======== Dataset content ========

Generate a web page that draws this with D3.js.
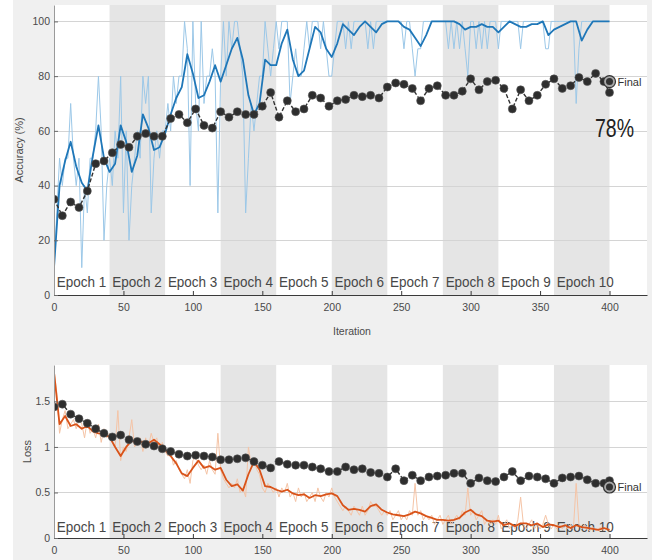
<!DOCTYPE html>
<html>
<head>
<meta charset="UTF-8">
<title>Training Progress</title>
<style>
  body { margin: 0; background: #fff; }
  svg { display: block; }
  svg text { font-family: "Liberation Sans", Arial, sans-serif; }
</style>
</head>
<body>
<script src="https://d3js.org/d3.v7.min.js"></script>
<svg></svg>
<script>
// ---- data ----
const iterTicks = [0, 50, 100, 150, 200, 250, 300, 350, 400];
const accTicks = [0, 20, 40, 60, 80, 100];
const accTickLabels = ["0", "20", "40", "60", "80", "100"];
const lossTicks = [0, 0.5, 1, 1.5];
const lossTickLabels = ["0", "0.5", "1", "1.5"];
const epochs = ["Epoch 1", "Epoch 2", "Epoch 3", "Epoch 4", "Epoch 5",
                "Epoch 6", "Epoch 7", "Epoch 8", "Epoch 9", "Epoch 10"];
const itersPerEpoch = 40;

// iterations of each series
const smoothIters = d3.range(0, 401, 4);
const rawIters = d3.range(0, 401, 2);
const valIters = d3.range(0, 397, 6).concat([400]);

// training accuracy, smoothed (every 4 iterations)
const accSmooth = [
  10, 40, 49, 56, 47, 41, 38, 51, 62, 50,
  45, 48, 62, 56, 45, 51, 66, 61, 53, 54,
  59, 66, 72, 76, 88, 81, 72, 73, 78, 84,
  78, 84, 90, 94, 86, 73, 66, 70, 86, 84,
  84, 92, 97, 86, 80, 82, 90, 98, 96, 90,
  87, 92, 99, 97, 95, 98, 100, 98, 96, 99,
  100, 100, 100, 98, 97, 94, 91, 95, 100, 100,
  100, 100, 100, 99, 97, 98, 98, 99, 98, 98,
  96, 98, 100, 99, 98, 98, 99, 99, 100, 95,
  97, 98, 99, 100, 100, 93, 97, 100, 100, 100,
  100
];
// training accuracy, mini-batch (every 2 iterations)
const accRaw = [
  10, 30, 50, 40, 50, 50, 70, 50, 40, 50,
  10, 40, 30, 50, 50, 60, 80, 60, 20, 40,
  50, 40, 60, 50, 80, 30, 60, 20, 40, 50,
  60, 50, 80, 70, 80, 30, 50, 60, 50, 60,
  60, 70, 60, 80, 70, 80, 80, 100, 90, 40,
  100, 70, 60, 100, 70, 80, 80, 90, 80, 30,
  80, 100, 80, 100, 90, 100, 100, 90, 80, 30,
  50, 70, 60, 70, 80, 80, 100, 90, 80, 90,
  100, 90, 100, 100, 100, 70, 80, 90, 80, 80,
  90, 100, 90, 100, 100, 100, 90, 100, 90, 80,
  80, 90, 100, 100, 100, 90, 100, 90, 100, 100,
  100, 100, 100, 90, 100, 90, 100, 100, 100, 100,
  100, 100, 100, 100, 100, 100, 90, 100, 100, 90,
  80, 90, 90, 100, 100, 100, 100, 100, 100, 100,
  100, 100, 90, 100, 90, 100, 90, 100, 90, 80,
  100, 100, 90, 100, 90, 100, 90, 100, 100, 100,
  90, 100, 100, 100, 100, 100, 100, 100, 90, 100,
  100, 100, 100, 100, 100, 100, 100, 90, 90, 100,
  100, 100, 100, 100, 100, 100, 100, 100, 70, 90,
  100, 100, 100, 100, 100, 100, 100, 100, 100, 100,
  100
];
// validation accuracy (every 6 iterations + last)
const accVal = [
  35, 29, 34, 32, 38, 48, 49, 52, 55, 54,
  58, 59, 58, 58, 64.5, 66, 63, 68, 62, 61,
  67, 65, 67, 66, 66, 69, 74, 65, 71, 67,
  68, 73, 72, 69, 71, 71.5, 73, 72.5, 73, 72,
  76, 77.5, 77, 75.5, 71, 75.5, 76.5, 73, 73, 74.5,
  79, 75, 78, 78.5, 75.5, 68, 75, 71, 73, 77,
  79, 75.5, 76.5, 79.5, 78, 81, 78,
  74
];
const accFinal = 78;

// training loss, smoothed (every 4 iterations)
const lossSmooth = [
  1.82, 1.25, 1.34, 1.23, 1.25, 1.20, 1.23, 1.17, 1.15, 1.14,
  1.11, 1.00, 0.90, 1.00, 1.07, 1.04, 1.06, 1.04, 1.08, 1.03,
  0.97, 0.90, 0.82, 0.71, 0.68, 0.77, 0.85, 0.77, 0.79, 0.75,
  0.77, 0.64, 0.57, 0.59, 0.52, 0.70, 0.84, 0.75, 0.57, 0.56,
  0.53, 0.51, 0.53, 0.49, 0.47, 0.48, 0.44, 0.47, 0.46, 0.48,
  0.49, 0.46, 0.36, 0.31, 0.32, 0.31, 0.29, 0.35, 0.37, 0.31,
  0.28, 0.26, 0.25, 0.24, 0.26, 0.29, 0.27, 0.24, 0.22, 0.20,
  0.20, 0.19, 0.20, 0.22, 0.28, 0.31, 0.26, 0.24, 0.19, 0.18,
  0.19, 0.14, 0.16, 0.13, 0.16, 0.16, 0.14, 0.16, 0.12, 0.15,
  0.14, 0.12, 0.14, 0.11, 0.14, 0.12, 0.11, 0.10, 0.09, 0.11,
  0.09
];
// training loss, mini-batch (every 2 iterations)
const lossRaw = [
  1.85, 1.60, 1.15, 1.30, 1.40, 1.20, 1.25, 1.30, 1.20, 1.30,
  1.25, 1.10, 1.30, 1.15, 1.20, 1.10, 1.25, 1.05, 1.20, 1.10,
  1.15, 1.05, 1.00, 1.40, 0.85, 1.00, 0.95, 1.10, 1.30, 1.00,
  1.05, 1.10, 0.95, 1.10, 1.00, 1.15, 1.05, 1.10, 0.95, 1.05,
  0.95, 0.90, 0.95, 0.80, 0.85, 0.75, 0.70, 0.65, 0.75, 0.60,
  0.85, 0.90, 0.80, 0.75, 0.80, 0.70, 0.85, 0.75, 0.70, 1.15,
  0.75, 0.65, 0.60, 0.55, 0.60, 0.55, 0.65, 0.50, 0.55, 0.45,
  1.00, 0.80, 0.85, 0.75, 0.70, 0.55, 0.50, 0.60, 0.55, 0.50,
  0.55, 0.45, 0.55, 0.50, 0.60, 0.45, 0.50, 0.40, 0.55, 0.45,
  0.50, 0.40, 0.45, 0.50, 0.40, 0.55, 0.45, 0.40, 0.50, 0.45,
  0.55, 0.45, 0.40, 0.35, 0.30, 0.35, 0.30, 0.25, 0.35, 0.30,
  0.25, 0.35, 0.25, 0.30, 0.40, 0.35, 0.35, 0.30, 0.25, 0.30,
  0.25, 0.30, 0.20, 0.25, 0.30, 0.20, 0.25, 0.20, 0.30, 0.25,
  0.60, 0.25, 0.30, 0.20, 0.25, 0.20, 0.25, 0.15, 0.20, 0.25,
  0.15, 0.20, 0.25, 0.15, 0.20, 0.25, 0.20, 0.30, 0.25, 0.55,
  0.25, 0.30, 0.20, 0.25, 0.30, 0.15, 0.20, 0.15, 0.20, 0.15,
  0.25, 0.10, 0.15, 0.20, 0.10, 0.15, 0.10, 0.20, 0.45, 0.15,
  0.10, 0.15, 0.20, 0.10, 0.15, 0.10, 0.15, 0.25, 0.15, 0.10,
  0.15, 0.10, 0.15, 0.10, 0.15, 0.10, 0.15, 0.10, 0.60, 0.15,
  0.10, 0.15, 0.10, 0.08, 0.12, 0.08, 0.10, 0.12, 0.08, 0.10,
  0.09
];
// validation loss (every 6 iterations + last)
const lossVal = [
  1.44, 1.47, 1.36, 1.31, 1.26, 1.20, 1.15, 1.11, 1.13, 1.08,
  1.06, 1.03, 1.01, 0.98, 0.95, 0.92, 0.90, 0.91, 0.90, 0.89,
  0.86, 0.86, 0.87, 0.88, 0.84, 0.80, 0.77, 0.84, 0.81, 0.80,
  0.80, 0.78, 0.76, 0.73, 0.73, 0.78, 0.75, 0.76, 0.72, 0.71,
  0.67, 0.76, 0.63, 0.69, 0.63, 0.67, 0.68, 0.69, 0.71, 0.71,
  0.60, 0.66, 0.63, 0.62, 0.67, 0.73, 0.63, 0.68, 0.67, 0.65,
  0.60, 0.66, 0.67, 0.68, 0.64, 0.60, 0.60,
  0.63
];
const lossFinal = 0.56;

// ---- drawing ----
const W = 662, H = 560;
const svg = d3.select("svg").attr("width", W).attr("height", H);

// figure background
svg.append("rect").attr("x", 13).attr("y", 0).attr("width", 639).attr("height", H)
  .attr("fill", "#f0f0f0");

const x = d3.scaleLinear().domain([0, 427]).range([54, 647]);

function scaledText(g, px, py, str, size, sx, anchor, fill) {
  return g.append("text")
    .attr("transform", "translate(" + px + "," + py + ") scale(" + sx + ",1)")
    .attr("font-size", size)
    .attr("text-anchor", anchor)
    .attr("fill", fill)
    .text(str);
}

function drawPanel(p) {
  const y = d3.scaleLinear().domain([0, p.yMax]).range([p.bottom, p.top]);
  const g = svg.append("g");

  // plot area + epoch bands
  g.append("rect").attr("x", x(0)).attr("y", p.top)
    .attr("width", x(427) - x(0)).attr("height", p.bottom - p.top).attr("fill", "#fff");
  g.selectAll(".band").data(epochs.filter((e, i) => i % 2 === 1)).enter()
    .append("rect")
    .attr("x", d => x(epochs.indexOf(d) * itersPerEpoch))
    .attr("y", p.top)
    .attr("width", x(itersPerEpoch) - x(0))
    .attr("height", p.bottom - p.top)
    .attr("fill", "#e5e5e5");

  // horizontal grid
  g.selectAll(".grid").data(p.ticks).enter().append("line")
    .attr("x1", x(0)).attr("x2", x(427))
    .attr("y1", d => Math.round(y(d)) + 0.5).attr("y2", d => Math.round(y(d)) + 0.5)
    .attr("stroke", "#d4d4d4").attr("stroke-width", 1);

  // epoch labels
  epochs.forEach((e, i) => {
    scaledText(g, x(i * itersPerEpoch + 2), p.epochY, e, 15, 0.9, "start", "#474747");
  });

  const clip = "clip" + p.id;
  svg.append("clipPath").attr("id", clip).append("rect")
    .attr("x", x(0)).attr("y", p.top).attr("width", x(427) - x(0)).attr("height", p.bottom - p.top);
  const plot = g.append("g").attr("clip-path", "url(#" + clip + ")");

  const line = d3.line().x(d => x(d[0])).y(d => y(d[1]));

  plot.append("path")
    .attr("d", line(rawIters.map((it, i) => [it, p.raw[i]])))
    .attr("fill", "none").attr("stroke", p.rawColor).attr("stroke-width", 1)
    .attr("stroke-linejoin", "round");
  plot.append("path")
    .attr("d", line(smoothIters.map((it, i) => [it, p.smooth[i]])))
    .attr("fill", "none").attr("stroke", p.smoothColor).attr("stroke-width", 1.8)
    .attr("stroke-linejoin", "round");

  // validation
  const valPts = valIters.map((it, i) => [it, p.val[i]]);
  plot.append("path").attr("d", line(valPts))
    .attr("fill", "none").attr("stroke", "#333").attr("stroke-width", 1.4)
    .attr("stroke-dasharray", "4,2");
  plot.selectAll(".val").data(valPts).enter().append("circle")
    .attr("cx", d => x(d[0])).attr("cy", d => y(d[1])).attr("r", 4)
    .attr("fill", "#2e2e2e").attr("stroke", "#555").attr("stroke-width", 0.6);

  // final marker
  const fx = x(400), fy = y(p.final);
  g.append("circle").attr("cx", fx).attr("cy", fy).attr("r", 6)
    .attr("fill", "#a8a8a8").attr("stroke", "#333").attr("stroke-width", 1.2);
  g.append("circle").attr("cx", fx).attr("cy", fy).attr("r", 3.5).attr("fill", "#333");
  g.append("text").attr("x", fx + 8).attr("y", fy + 4).attr("font-size", 11)
    .attr("fill", "#333").text("Final");

  // axes
  const xAxis = d3.axisBottom(x).tickValues(iterTicks)
    .tickSizeInner(-4).tickSizeOuter(0).tickPadding(9);
  const gx = g.append("g").attr("transform", "translate(0," + p.bottom + ")").call(xAxis);
  gx.select(".domain").attr("stroke", "#3a3a3a").attr("stroke-width", 1.2);
  gx.selectAll(".tick line").attr("stroke", "#3a3a3a");
  gx.selectAll("text").attr("font-size", 10.5).attr("fill", "#4a4a4a")
    .attr("font-family", "Liberation Sans, Arial, sans-serif");

  const yAxis = d3.axisLeft(y).tickValues(p.ticks)
    .tickFormat((d, i) => p.tickLabels[i])
    .tickSizeInner(-4).tickSizeOuter(0).tickPadding(4);
  const gy = g.append("g").attr("transform", "translate(" + x(0) + ",0)").call(yAxis);
  gy.select(".domain").attr("stroke", "#9a9a9a");
  gy.selectAll(".tick line").attr("stroke", "#6a6a6a");
  gy.selectAll("text").attr("font-size", 10.5).attr("fill", "#4a4a4a")
    .attr("font-family", "Liberation Sans, Arial, sans-serif");

  // y title
  g.append("text")
    .attr("transform", "translate(" + p.yTitleX + "," + ((p.top + p.bottom) / 2) + ") rotate(-90)")
    .attr("text-anchor", "middle").attr("font-size", 11).attr("fill", "#4a4a4a")
    .text(p.yTitle);
}

drawPanel({
  id: "acc", top: 5, bottom: 295, yMax: 106,
  ticks: accTicks, tickLabels: accTickLabels, yTitle: "Accuracy (%)", yTitleX: 23,
  raw: accRaw, smooth: accSmooth, val: accVal, final: accFinal,
  rawColor: "#9cc8e8", smoothColor: "#1f77b8", epochY: 287
});
drawPanel({
  id: "loss", top: 365, bottom: 538, yMax: 1.9,
  ticks: lossTicks, tickLabels: lossTickLabels, yTitle: "Loss", yTitleX: 31,
  raw: lossRaw, smooth: lossSmooth, val: lossVal, final: lossFinal,
  rawColor: "#f5c4a6", smoothColor: "#d95319", epochY: 532
});

// x title and the final accuracy annotation
svg.append("text").attr("x", 352).attr("y", 335).attr("text-anchor", "middle")
  .attr("font-size", 10.5).attr("fill", "#4a4a4a").text("Iteration");
scaledText(svg, 595, 137, "78%", 26, 0.75, "start", "#222");
</script>
</body>
</html>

========

- _What you should do_
Each line from the top of the material through the line containing "const valIters = d3.range(0, 397, 6).concat([400]);" should be reproduced exactly; please drop any images.

- _Response_
Generate a web page that draws this with D3.js.
<!DOCTYPE html>
<html>
<head>
<meta charset="UTF-8">
<title>Training Progress</title>
<style>
  body { margin: 0; background: #fff; }
  svg { display: block; }
  svg text { font-family: "Liberation Sans", Arial, sans-serif; }
</style>
</head>
<body>
<script src="https://d3js.org/d3.v7.min.js"></script>
<svg></svg>
<script>
// ---- data ----
const iterTicks = [0, 50, 100, 150, 200, 250, 300, 350, 400];
const accTicks = [0, 20, 40, 60, 80, 100];
const accTickLabels = ["0", "20", "40", "60", "80", "100"];
const lossTicks = [0, 0.5, 1, 1.5];
const lossTickLabels = ["0", "0.5", "1", "1.5"];
const epochs = ["Epoch 1", "Epoch 2", "Epoch 3", "Epoch 4", "Epoch 5",
                "Epoch 6", "Epoch 7", "Epoch 8", "Epoch 9", "Epoch 10"];
const itersPerEpoch = 40;

// iterations of each series
const smoothIters = d3.range(0, 401, 4);
const rawIters = d3.range(0, 401, 2);
const valIters = d3.range(0, 397, 6).concat([400]);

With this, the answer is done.